--- Damian Conway <[EMAIL PROTECTED]> wrote:
> Austin Hastings wrote:
> > --- Austin Hastings <[EMAIL PROTECTED]> wrote:
> > 
> > 
> >>No, undef. OTOH, deleting @a[1] would reset it to default.
> > 
> > 
> > Ere someone flames my for using a hash keyword in an array context:
> > 
> > s/deleting/absquatulating (e.g., via pop, shift, or splice)/
> 
> Unfortunately, I don't think we can base defaultitude on the
> (non)existence of 
> an array element.
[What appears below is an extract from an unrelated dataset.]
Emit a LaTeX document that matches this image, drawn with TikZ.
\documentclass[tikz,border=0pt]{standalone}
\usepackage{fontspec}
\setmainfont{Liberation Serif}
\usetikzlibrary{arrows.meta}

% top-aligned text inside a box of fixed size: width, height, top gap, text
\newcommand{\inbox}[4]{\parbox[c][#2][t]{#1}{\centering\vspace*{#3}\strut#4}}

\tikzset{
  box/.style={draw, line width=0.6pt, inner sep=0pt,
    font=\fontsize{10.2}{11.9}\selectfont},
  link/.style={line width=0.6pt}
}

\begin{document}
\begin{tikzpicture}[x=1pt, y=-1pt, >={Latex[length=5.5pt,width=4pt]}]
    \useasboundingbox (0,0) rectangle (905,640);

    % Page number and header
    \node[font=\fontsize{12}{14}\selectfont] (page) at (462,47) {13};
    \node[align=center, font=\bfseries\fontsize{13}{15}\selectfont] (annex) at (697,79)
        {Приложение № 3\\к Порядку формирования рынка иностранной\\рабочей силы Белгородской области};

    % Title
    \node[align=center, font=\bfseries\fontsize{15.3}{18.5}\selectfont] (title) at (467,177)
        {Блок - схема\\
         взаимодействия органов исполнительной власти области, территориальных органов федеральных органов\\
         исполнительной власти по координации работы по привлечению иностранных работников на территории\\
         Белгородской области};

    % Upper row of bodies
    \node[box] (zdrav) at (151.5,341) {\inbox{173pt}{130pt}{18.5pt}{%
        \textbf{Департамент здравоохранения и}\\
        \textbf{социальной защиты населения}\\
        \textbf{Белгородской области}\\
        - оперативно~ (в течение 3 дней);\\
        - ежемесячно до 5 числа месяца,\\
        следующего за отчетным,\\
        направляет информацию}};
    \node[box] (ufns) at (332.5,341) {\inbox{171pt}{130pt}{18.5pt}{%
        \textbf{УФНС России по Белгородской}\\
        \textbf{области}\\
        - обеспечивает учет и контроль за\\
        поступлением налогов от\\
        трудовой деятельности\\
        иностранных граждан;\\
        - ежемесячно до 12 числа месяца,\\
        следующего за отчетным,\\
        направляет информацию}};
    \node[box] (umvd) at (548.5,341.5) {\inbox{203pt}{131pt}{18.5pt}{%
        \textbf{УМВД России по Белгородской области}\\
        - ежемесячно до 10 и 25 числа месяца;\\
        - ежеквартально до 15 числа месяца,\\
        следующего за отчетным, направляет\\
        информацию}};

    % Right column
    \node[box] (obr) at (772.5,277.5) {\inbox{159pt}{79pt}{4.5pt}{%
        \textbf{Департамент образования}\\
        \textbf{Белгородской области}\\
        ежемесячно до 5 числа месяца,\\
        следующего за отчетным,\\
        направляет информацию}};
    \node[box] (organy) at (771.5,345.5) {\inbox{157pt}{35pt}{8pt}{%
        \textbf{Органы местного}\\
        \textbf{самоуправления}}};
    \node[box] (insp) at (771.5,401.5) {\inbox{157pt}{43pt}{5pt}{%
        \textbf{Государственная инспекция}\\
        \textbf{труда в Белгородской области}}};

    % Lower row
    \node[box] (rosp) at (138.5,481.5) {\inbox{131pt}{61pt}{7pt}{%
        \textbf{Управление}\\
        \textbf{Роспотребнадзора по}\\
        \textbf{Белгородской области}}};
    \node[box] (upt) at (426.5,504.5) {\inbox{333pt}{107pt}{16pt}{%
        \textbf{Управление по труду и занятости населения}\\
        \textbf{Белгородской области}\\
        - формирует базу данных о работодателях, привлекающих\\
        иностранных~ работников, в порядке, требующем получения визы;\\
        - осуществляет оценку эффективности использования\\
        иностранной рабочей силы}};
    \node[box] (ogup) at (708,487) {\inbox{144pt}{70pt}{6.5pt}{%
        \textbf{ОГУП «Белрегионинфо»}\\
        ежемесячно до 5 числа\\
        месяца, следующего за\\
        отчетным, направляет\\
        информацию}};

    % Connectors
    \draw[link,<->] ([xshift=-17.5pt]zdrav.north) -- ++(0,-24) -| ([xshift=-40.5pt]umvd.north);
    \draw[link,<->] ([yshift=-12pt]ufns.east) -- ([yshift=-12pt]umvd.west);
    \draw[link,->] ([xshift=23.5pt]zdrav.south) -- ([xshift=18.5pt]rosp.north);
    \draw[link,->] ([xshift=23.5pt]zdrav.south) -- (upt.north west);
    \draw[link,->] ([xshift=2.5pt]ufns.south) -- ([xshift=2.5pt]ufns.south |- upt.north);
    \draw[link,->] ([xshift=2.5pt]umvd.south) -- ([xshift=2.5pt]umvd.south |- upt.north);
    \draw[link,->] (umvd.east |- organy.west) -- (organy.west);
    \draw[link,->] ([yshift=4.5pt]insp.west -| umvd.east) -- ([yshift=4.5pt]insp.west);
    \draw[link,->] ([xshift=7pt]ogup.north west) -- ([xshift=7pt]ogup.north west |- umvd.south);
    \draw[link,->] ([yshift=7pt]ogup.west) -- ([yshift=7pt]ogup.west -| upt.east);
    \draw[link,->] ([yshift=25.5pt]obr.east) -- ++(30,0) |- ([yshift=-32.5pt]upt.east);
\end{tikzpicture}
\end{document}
You end up with some rather nasty
> action-at-a-distance.
> 
> Consider:
> 
>       my @a is default(666);
> 
>       print @a[2];    # prints 666
> 
>       @[4] = 1;
> 
>       print @a[2];    # now prints undef :-(
> 
> I think of C<is default> as specifying a mapping from an implicit or
> explicit
> C<undef> to something else.
> 

I don't understand your example. Can you explain it again, using words
of less than one syllable?

What's @[4]? Why does it (even if it's a typo from @a[4]) cause @a[2]
to become defined? (Small != dense) If it does become defined, why
doesn't it get the default value -- no-one explicitly told it to be
undef?

> I'm not compelled by the counter-argument that this makes it
> impossible to store an C<undef> in an array with a default. 
> Because the whole point of an array having a default is to 
> prevent those nasty out-of-range C<undef>s from 
> popping up in the first place.

The point of having a default is to replace those undefs with something
else. To prevent them from appearing would require rewriting ones code
in such a way that extraordinary arrefs didn't happen.
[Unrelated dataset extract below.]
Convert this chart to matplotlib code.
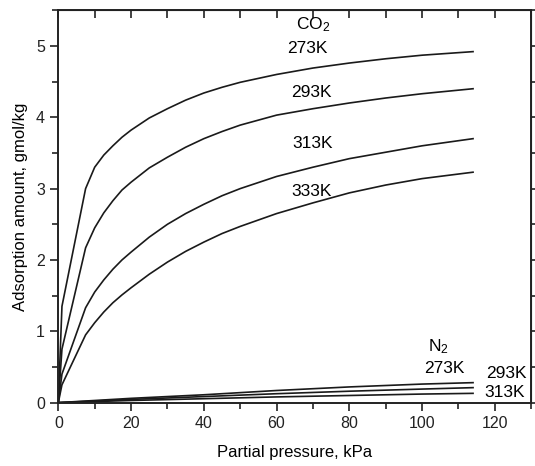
import matplotlib
matplotlib.use('Agg')
import matplotlib.pyplot as plt
from matplotlib.ticker import MultipleLocator

# partial pressure points (kPa) and adsorbed amounts (gmol/kg)
p_co2 = [0, 1, 7.5, 10, 12.5, 15, 17.5, 20, 25, 30, 35, 40, 45, 50, 60, 70, 80, 90, 100, 114]
co2_273 = [0, 1.35, 3.0, 3.3, 3.47, 3.6, 3.72, 3.82, 3.99, 4.12, 4.24, 4.34, 4.42, 4.49, 4.6, 4.69, 4.76, 4.82, 4.87, 4.92]
co2_293 = [0, 0.75, 2.17, 2.45, 2.66, 2.83, 2.98, 3.09, 3.29, 3.44, 3.58, 3.7, 3.8, 3.89, 4.03, 4.12, 4.2, 4.27, 4.33, 4.40]
co2_313 = [0, 0.4, 1.33, 1.55, 1.72, 1.87, 2.0, 2.11, 2.32, 2.5, 2.65, 2.78, 2.9, 3.0, 3.17, 3.3, 3.42, 3.51, 3.6, 3.70]
co2_333 = [0, 0.25, 0.95, 1.12, 1.27, 1.4, 1.51, 1.61, 1.8, 1.97, 2.12, 2.25, 2.37, 2.47, 2.65, 2.8, 2.94, 3.05, 3.14, 3.23]

p_n2 = [0, 20, 40, 60, 80, 100, 114]
n2_273 = [0, 0.06, 0.11, 0.17, 0.22, 0.26, 0.28]
n2_293 = [0, 0.045, 0.085, 0.125, 0.16, 0.19, 0.21]
n2_313 = [0, 0.03, 0.055, 0.08, 0.1, 0.12, 0.13]

plt.rcParams['font.family'] = ['Liberation Sans', 'DejaVu Sans']
plt.rcParams['mathtext.fontset'] = 'custom'
plt.rcParams['mathtext.rm'] = 'Liberation Sans'
plt.rcParams['mathtext.it'] = 'Liberation Sans'

fig = plt.figure(figsize=(5.35, 4.66), dpi=100)
ax = fig.add_axes([0.109, 0.136, 0.884, 0.842])

for y in (co2_273, co2_293, co2_313, co2_333):
	ax.plot(p_co2, y, color='#1a1a1a', linewidth=1.2)
for y in (n2_273, n2_293, n2_313):
	ax.plot(p_n2, y, color='#1a1a1a', linewidth=1.2)

ax.set_xlim(0, 130)
ax.set_ylim(0, 5.5)
ax.xaxis.set_major_locator(MultipleLocator(20))
ax.xaxis.set_minor_locator(MultipleLocator(10))
ax.yaxis.set_major_locator(MultipleLocator(1))
ax.yaxis.set_minor_locator(MultipleLocator(0.5))

for s in ax.spines.values():
	s.set_linewidth(1.4)
	s.set_color('#222222')

ax.tick_params(which='both', direction='out', width=1.2, colors='#222222', labelsize=11.5)
ax.tick_params(which='major', length=6)
ax.tick_params(which='minor', length=4)

# mirrored axes: top ticks point in, right ticks point out
top = ax.secondary_xaxis('top')
top.xaxis.set_major_locator(MultipleLocator(10))
top.tick_params(direction='in', length=6, width=1.2, labeltop=False, colors='#222222')
right = ax.secondary_yaxis('right')
right.yaxis.set_major_locator(MultipleLocator(0.5))
right.tick_params(direction='out', length=3, width=1.2, labelright=False, colors='#222222')

ax.set_xlabel('Partial pressure, kPa', fontsize=12, labelpad=10)
ax.set_ylabel('Adsorption amount, gmol/kg', fontsize=12, labelpad=6)

ax.text(70, 5.3, 'CO$_2$', fontsize=12.5, ha='center', va='center')
ax.text(68.5, 4.97, '273K', fontsize=12.5, ha='center', va='center')
ax.text(69.5, 4.35, '293K', fontsize=12.5, ha='center', va='center')
ax.text(70, 3.63, '313K', fontsize=12.5, ha='center', va='center')
ax.text(69.5, 2.96, '333K', fontsize=12.5, ha='center', va='center')

ax.text(104.5, 0.78, 'N$_2$', fontsize=12.5, ha='center', va='center')
ax.text(106.2, 0.48, '273K', fontsize=12.5, ha='center', va='center')
ax.text(123.2, 0.41, '293K', fontsize=12.5, ha='center', va='center')
ax.text(122.8, 0.14, '313K', fontsize=12.5, ha='center', va='center')

fig.savefig('out.png', dpi=100)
But given that I can replace undef with 'fednu' in these cases, I'd now
like to reduce/reuse/recycle my undefs back as meaningful values --
they're not reserved for the special case of LOCALE="noaquistan" any
more.
 
> And thinking of defaults as mappings leads me to conclude that it's
> entirely reasonable to allow sub refs as default specifiers, as a
> means of 
> creating computed arrays. But I'd expect that the property name is
> different 
> in that case (probably C<is computed>), so as to distinguish:

[[ code elided ]]

Yeah, that too. I like "is computed".